Anyways, story wise, Aishiteruze Baby is a hodge-podge of stories. You get the swimming episode, a sports festival episode, and many more. All revolve around Yuzuyu and her perception of it all. It's rather charming. And then they sometimes get into darker subjects, such as child abuse(a certain episode during this made me stick it out) and even suicide. But the show keeps to a light-hearted nature, despite the dark issues brought up.
Animation - 4/10
Aishiteruze Baby's animation isn't anything to really be fascinated with to be honest. For a show made in 2004, it honestly doesn't look like it. It looks like it should of been in 1999-2000 at the very least. It doesn't look crisp, but maintains a sort of oldish style. Of course this may be too judgemental with all the newer anime around and how everything looks so new nowadays.
Sound - 6/10
The OP and ED aren't spectacular, but the background music truly sets the mood in this anime. A very good job with the music in my humble opinion.
Characters - 5/10
The characters were a bit lackluster... Kippei, while supposed to be flawed, turned out to be a little too perfect. While I liked Kokoro, she was often time confusing to me.

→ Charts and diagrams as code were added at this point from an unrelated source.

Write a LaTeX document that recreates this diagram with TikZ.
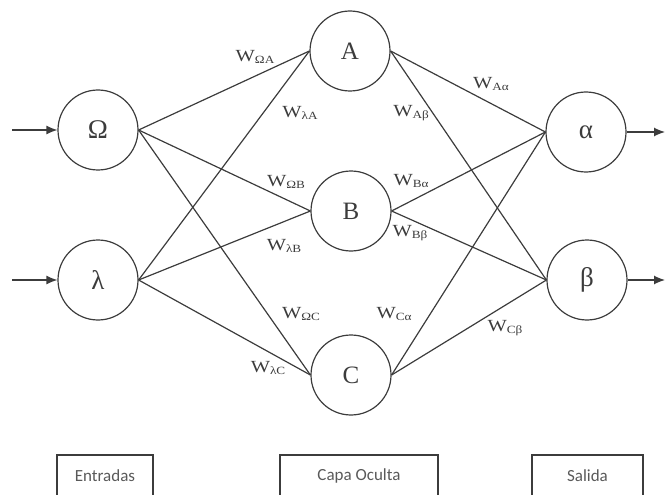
\documentclass[tikz,border=0pt]{standalone}
\usepackage{fontspec}
\setmainfont{Liberation Serif}
\newfontfamily\wfont[FakeStretch=1.2]{Liberation Serif}
\newfontfamily\boxfont{Carlito}
\usetikzlibrary{arrows.meta}
\definecolor{ink}{HTML}{3C3C3C}
% weight label: W with a lowered subscript
\newcommand{\wlab}[1]{{\wfont\fontsize{17}{17}\selectfont W\raisebox{-0.35ex}{\fontsize{11}{11}\selectfont #1}}}

\begin{document}
\begin{tikzpicture}[x=1pt,y=-1pt,
  neuron/.style={circle,draw=ink,line width=1.2pt,minimum size=80pt,inner sep=0pt,text=ink,font=\fontsize{25}{25}\selectfont},
  greek/.style={font=\fontsize{27}{27}\selectfont},
  link/.style={draw=ink,line width=1.2pt},
  io/.style={link,-{Latex[length=11pt,width=9pt]}},
  wlabel/.style={text=ink,inner sep=0pt},
  layerbox/.style={draw=ink,line width=1.4pt,minimum height=42pt,inner sep=0pt,text=ink!85,font=\boxfont\fontsize{17}{17}\selectfont}]

\useasboundingbox (0,0) rectangle (665,495);

% neurons
\node[neuron,greek] (om) at (98,130) {Ω};
\node[neuron,greek] (la) at (98,280) {λ};
\node[neuron] (A) at (350,51) {A};
\node[neuron] (B) at (351,211) {B};
\node[neuron] (C) at (351,375) {C};
\node[neuron,greek] (al) at (586,132) {α};
\node[neuron,greek] (be) at (587,280) {β};

% free ends of the input and output arrows
\coordinate (inom) at (12,130);
\coordinate (inla) at (12,280);
\coordinate (outal) at (665,132);
\coordinate (outbe) at (665,280);

\draw[io] (inom) -- (om.west);
\draw[io] (inla) -- (la.west);
\draw[io] (al.east) -- (outal);
\draw[io] (be.east) -- (outbe);

% weighted connections
\foreach \s in {om,la}
  \foreach \t in {A,B,C}
    \draw[link] (\s.east) -- (\t.west);
\foreach \s in {A,B,C}
  \foreach \t in {al,be}
    \draw[link] (\s.east) -- (\t.west);

% weight labels
\node[wlabel] (wOA) at (255,57) {\wlab{ΩA}};
\node[wlabel] (wLA) at (300,113) {\wlab{λA}};
\node[wlabel] (wAB) at (411,113) {\wlab{Aβ}};
\node[wlabel] (wAA) at (491,84) {\wlab{Aα}};
\node[wlabel] (wOB) at (286,182) {\wlab{ΩB}};
\node[wlabel] (wBA) at (411,181) {\wlab{Bα}};
\node[wlabel] (wBB) at (410,233) {\wlab{Bβ}};
\node[wlabel] (wLB) at (284,246) {\wlab{λB}};
\node[wlabel] (wOC) at (301,314) {\wlab{ΩC}};
\node[wlabel] (wCA) at (394,314) {\wlab{Cα}};
\node[wlabel] (wLC) at (268,368) {\wlab{λC}};
\node[wlabel] (wCB) at (505,328) {\wlab{Cβ}};

% layer captions
\node[layerbox,minimum width=96pt] (entradas) at (105,476) {Entradas};
\node[layerbox,minimum width=158pt] (oculta) at (359,476) {Capa Oculta};
\node[layerbox,minimum width=111pt] (salida) at (587.5,476) {Salida};
\end{tikzpicture}
\end{document}
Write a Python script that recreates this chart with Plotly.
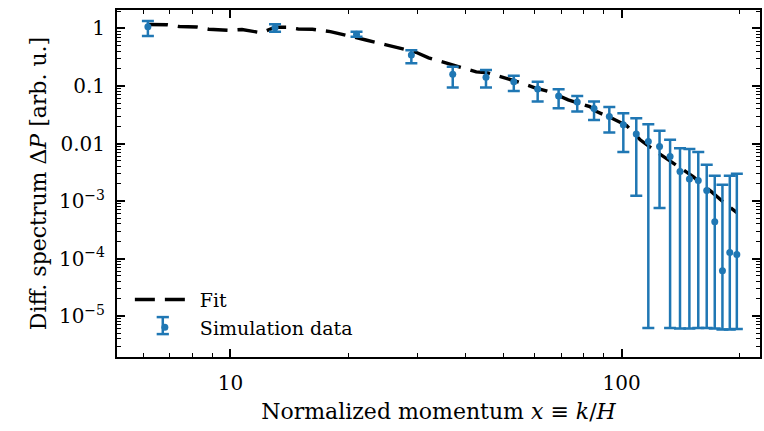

And Yuzuyu, while she was a shining star in the character list, there were things that happened to make her cry that a five-year-old really shouldn't be crying about. Maybe she was just a sensitive five-year-old, I don't know. Either way, the characters were mediocre.
Overall - 5.5/10
I say this anime is middle ground. If you like shoujo, slice-of-life anime. You may like Aishiteruze Baby. If not, you may want to skip it. Not really shelf-worthy, if it ever is brought to the states, but I could see people renting it.
I loved this anime, I thought that it really reaches out to the viewer and allows them to connect with the characters. This anime brings joy to my heart and tears my eyes, though I might be biased having seen this anime 4 times.